South of Munsyari, on the Gori. Hot sulphur springs (a quick stop, not a soak). Bridge crosses into the lower valley.
Time-permitting, a short detour up the Darma — the sister valley parallel to the Johar. Same Shauka diaspora, same ghost towns (Dugtu, Sela, Dantu) under the Panchachuli's western face.
Sacred meeting of the Gori Ganga (which we have followed for two days from her glacier) and the Mahakali — the river that becomes the Sharda, then joins the Ghagra, then becomes the Sarayu of Ayodhya.
Asi-Kot — 80 forts. Once the seat of the Katyuri dynasty. Now the gateway to the Askot Musk Deer Sanctuary — 600 sq km of snow leopard, Himalayan black bear, monal pheasant.
The Soar Valley town the Chand kings ruled from for four centuries. Their hilltop fort — once renamed London Fort by the British — still looks across to the Panchachuli. Lunch stop.
The original capital of the Chand dynasty (953 AD). The 12th-century Baleshwar Shiva temple. And — for the Kipling readers among us — the forest where Jim Corbett shot the Champawat man-eater in 1907, 436 dead before he was done.
A small descent off the route — 7 km — gets you the medieval fort of Banasur (1,859 m). Skip if light is short.
Sikh gurudwara on a quiet lake; then the forest belt — Chorgalia — where Kumaon's foothills surrender to the Terai plains. The headlights go on. Haldwani is twenty minutes away.
Everything we carry, sorted the way it will be needed — recovery first because the road decides, then comms, then light, then fire, then shelter, then commissary, then living, then capture, then security. Procure the kettle before departure. Khukri stays in the Hilux. Drone batteries below 5°C lose 30% capacity, keep them in the sleeping bag.
Milam camp at 3,450 m. Drink 4 L of water per day. No alcohol on Day 02 evening — save the party for after dinner on Day 02, not before sleep. Diamox 125 mg morning & evening from Day 01 night if anyone is altitude-sensitive.
Inner Line Permit recommended for Milam — If needed apply at the SDM office in Munsyari on the evening of Day 01 with two photocopies of ID and one passport photo per person. Carry originals. Carry copies.
Late May is the post-winter / pre-monsoon sweet spot. Days 12 — 18 °C, nights at Milam 0 — 4 °C with possible flurries. Pre-monsoon thunder builds after 14:00; we move in the mornings.
Top off both vehicles + both jerry cans at Thal on Day 01. Top off again on Day 04 morning at Munsyari if the pump has stock, or at Pithoragarh by 11:00 at the latest.
Jio & BSNL work in Munsyari town. Nothing works above Darkot. Inform one person at home before going dark, again when you return.

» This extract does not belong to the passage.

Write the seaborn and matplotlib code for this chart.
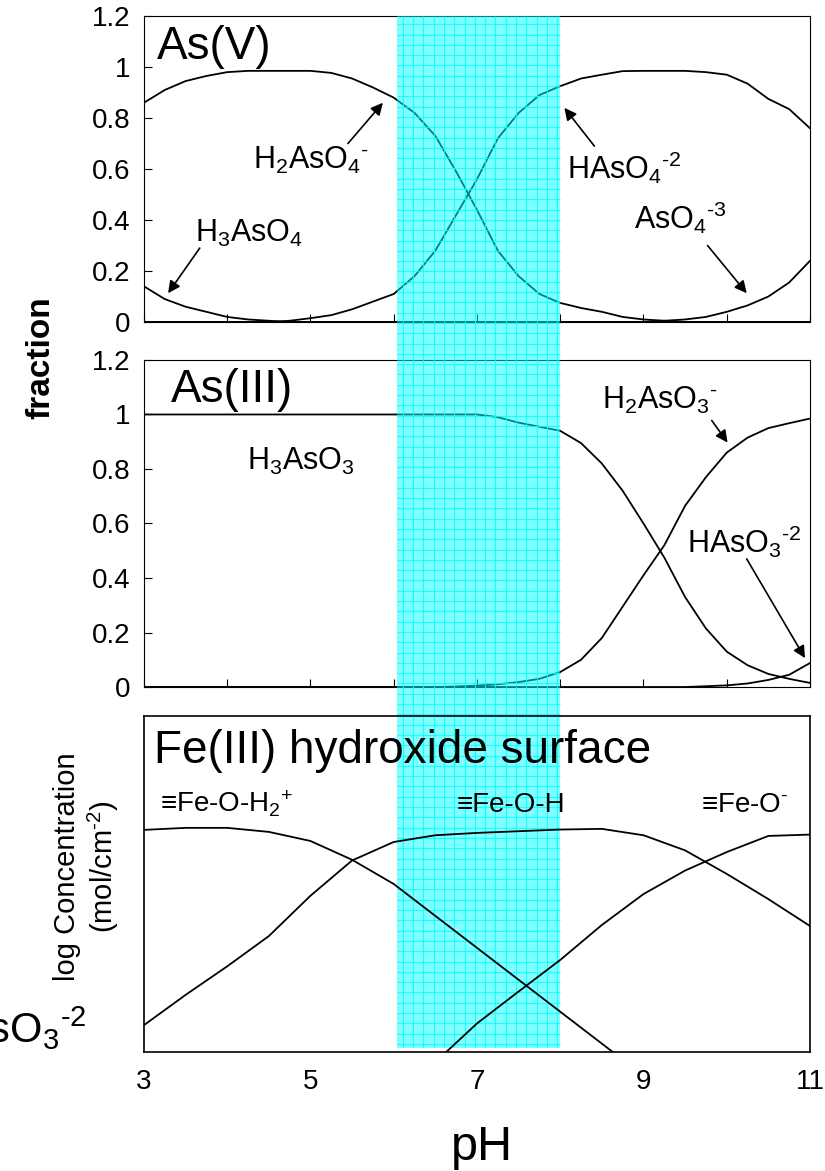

From Haldwani to the snout of the Milam glacier and back is roughly nine hundred and fifty kilometres of asphalt, gravel, river boulders, and dust. It is also one of the last drives in this country where the terrain still owes you nothing. The road we are taking on Day 02 was a footpath for centuries. It became a half-built road only this decade. By the time the Munsyari—Bugdiyar—Milam highway is finished, it will be a different valley.
We are driving it now because now is the last time it will feel like this. Bring your patience. Bring your headlamp. Bring your camera but turn it off sometimes. The villages we walk through on Day 03 held five hundred families before 1962. They hold lichen and silence today. The least we can do is be worth their attention while we visit.
Five hundred families used to climb up here every May. Some of them still come. The least we can do — we, with our radios and our winches and our jerry cans — is climb up gently, and remember whose glacier this still is.